The critics were livid. In particular, charges of brazen cynicism welcomed the claim of Wieczorek that he had surreptitiously registered Gilowska without her knowledge to protect her and her family. Wieczorek was also skewered because he was found in possession of secret files implicating several local Lublin politicians in collaborating with the SB. Wieczorek and two fellow secret policemen stole the files when they lost their jobs after 1989. The files, which probably served for blackmail, were recovered in an operation by the post-1989 secret service. However, they contained no material on Zyta Gilowska.

Secret police documents

Nonetheless, some documentary evidence survives to permit better understanding of the TW “Beata” case. According to Dr. Piotr Gontarczyk, deputy head of the archives of the Institute of National Remembrance, which is home to all extant secret police files, Zyta Gilowska was registered as an agent on March 26, 1986. The registration affidavit was confirmed in the Lublin secret police registration daily log. Next, a few copies (not originals) of the reports by “Beata” were discovered in related operational files. Then, there are several operational reports of the handler, Captain Wieczorek, based on the intelligence provided by “Beata”. The reports concern foreign visitors at the Catholic University of Lublin and the German foundation which sponsored Gilowska’s summer fellowships abroad. Additionally, there are records of the so-called operational fund listing the expenditures for running agent “Beata”. Further, an internal review report of the secret police of 1989 positively verifies the integrity of the agent “Beata” personal file. In other words, an internal review confirmed that the agent was recruited properly and provided intelligence as promised. Last but not least, the final report is extant of the official destruction, on January 29, 1990, of both the personal file and the operational file of the agent.

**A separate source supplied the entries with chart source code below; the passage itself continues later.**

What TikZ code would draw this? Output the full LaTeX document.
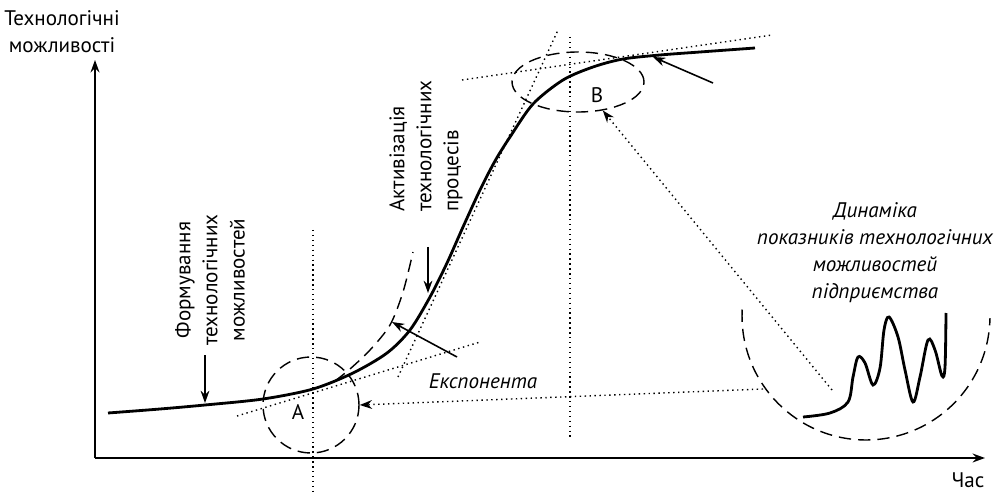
\documentclass[tikz,border=0pt]{standalone}
\usepackage{fontspec}
\setmainfont{PT Sans}
\usetikzlibrary{arrows.meta,shapes.geometric}

\begin{document}
\begin{tikzpicture}[x=0.02cm, y=0.02cm,
    font=\fontsize{12}{15.4}\selectfont,
    vis/.style={-{Stealth[length=7pt,width=5pt]}, line width=0.9pt},
    zone/.style={draw, line width=0.8pt, dash pattern=on 7pt off 4pt},
    guide/.style={line width=0.8pt, dotted}]
    \useasboundingbox (0,0) rectangle (999,497);

    % Osi
    \coordinate (O) at (95,39);
    \coordinate (Ytop) at (95,437);
    \coordinate (Xend) at (985,39);
    \draw[vis, line width=1.2pt] (O) -- (Ytop);
    \draw[vis, line width=1.2pt] (O) -- (Xend);
    \node[align=center] (ylab) at (62,465) {Технологічні\\можливості};
    \node (xlab) at (968,17) {Час};

    % S-krzywa
    \draw[line width=1.6pt] plot[smooth, tension=0.5] coordinates {
        (108,84) (160,88) (205,92) (263,98) (313,108) (353,124) (387,144)
        (410,167) (430,200) (447,234) (463,270) (480,307) (495,336)
        (510,360) (533,393) (563,417) (593,430) (623,438) (660,442)
        (700,445) (755,449)};

    % Linie pomocnicze
    \draw[guide] (313,267) -- (313,2);
    \draw[guide] (570,460) -- (570,60);
    \draw[guide] (237,81) -- (480,155);
    \draw[guide] (398,120) -- (558,467);
    \draw[guide] (462,417) -- (772,462);

    % Strefy A i B
    \node[zone, circle, minimum size=1.92cm, inner sep=0pt] (zoneA) at (311,92) {};
    \node[zone, ellipse, minimum width=2.64cm, minimum height=1.2cm, inner sep=0pt] (zoneB) at (578,415) {};
    \node (labA) at (298,85) {A};
    \node (labB) at (597,402) {B};

    % Eksponenta
    \draw[zone] plot[smooth] coordinates {(335,116) (350,128) (370,147) (390,172) (403,205) (413,245)};
    \node[font=\fontsize{12}{15.4}\selectfont\itshape] (expo) at (483,116) {Експонента};
    \coordinate (expoStart) at (457,140);
    \coordinate (expoEnd) at (392,175);
    \draw[vis] (expoStart) -- (expoEnd);

    % Etykiety pionowe
    \node[rotate=90, align=center] (formLab) at (210,217) {Формування\\технологічних\\можливостей};
    \coordinate (formStart) at (205,142);
    \coordinate (formEnd) at (205,94);
    \draw[vis] (formStart) -- (formEnd);

    \node[rotate=90, align=left, anchor=west] (activLab) at (426,279) {Активізація\\технологічних\\процесів};
    \coordinate (activStart) at (428,250);
    \coordinate (activEnd) at (428,204);
    \draw[vis] (activStart) -- (activEnd);

    % Nasycenie
    \coordinate (satStart) at (713,414);
    \coordinate (satEnd) at (653,440);
    \draw[vis] (satStart) -- (satEnd);

    % Dynamika
    \node[align=center, font=\fontsize{12}{15.4}\selectfont\itshape] (dynLab) at (875,244)
        {Динаміка\\показників технологічних\\можливостей\\підприємства};
    \draw[zone] (866,181) ++(177:2.48cm) arc (177:359:2.48cm);
    \draw[line width=1.6pt] plot[smooth, tension=0.55] coordinates {
        (803,80) (830,84) (848,95) (853,120) (858,140) (865,134) (873,112)
        (880,129) (884,167) (889,180) (898,160) (905,127) (913,95) (920,120)
        (928,157) (935,147) (942,121) (945,130) (946,184)};

    % Odsylacze
    \coordinate (dynA) at (763,108);
    \coordinate (dynB) at (832,107);
    \draw[vis, guide] (dynA) -- (zoneA.east);
    \draw[vis, guide] (dynB) -- (zoneB.-49);
\end{tikzpicture}
\end{document}
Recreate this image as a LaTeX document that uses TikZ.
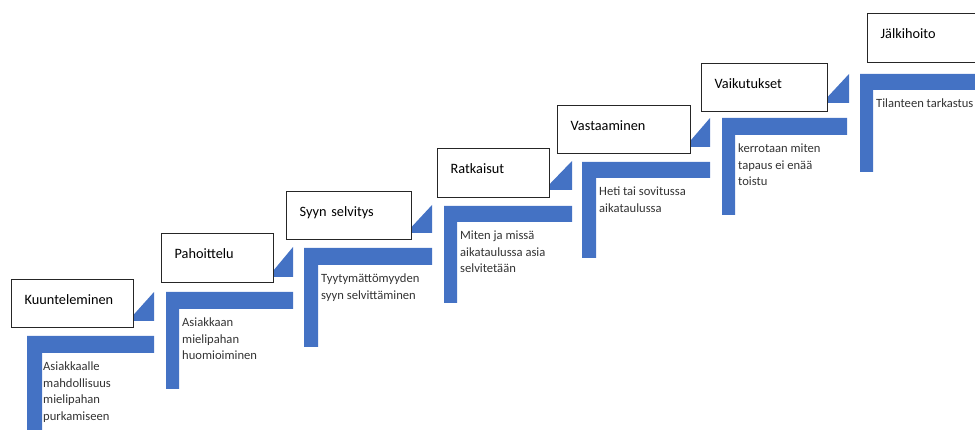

Strict internal security procedures preclude the possibility that any of the records were falsified.

Gilowska’s return

After Zyta Gilowska was cleared by the vetting court, the new prime minister, the presidential twin Jarosław Kaczyński, immediately invited her to re-join the center-right Law and Justice coalition government. She consented, which was officially announced on September 22. However, simultaneously, the government found itself in serious crisis. The radical populist Self-Defense Party (Samoobrona), led by the erratically demagogical deputy prime minister Andrzej Lepper, resolved to leave the ruling coalition. The perspective for a reconciliation is very slim. Talks are under way with a moderate populist party, the Polish Peasant Party (PSL), to reconstitute the government. There may be a minority administration, or even an early election.

For now, the perception is that Gilowska replaced Lepper as deputy prime minister while a serious crisis was developing. Further, there is a lingering suspicion that Lepper’s timing to leave the government was tied to the attempts finally to resolve the burning problem of former Communist agents.

In this context, most conservatives consider Gilowska’s return to threaten the credibility of the program of sweeping reforms under discussion in the parliament. In particular, the Gilowska case has visibly undercut the resolve of the politicians of the ruling coalition to enact comprehensive vetting legislation. And without that Poland will never shed the nefarious legacy of its Communist past.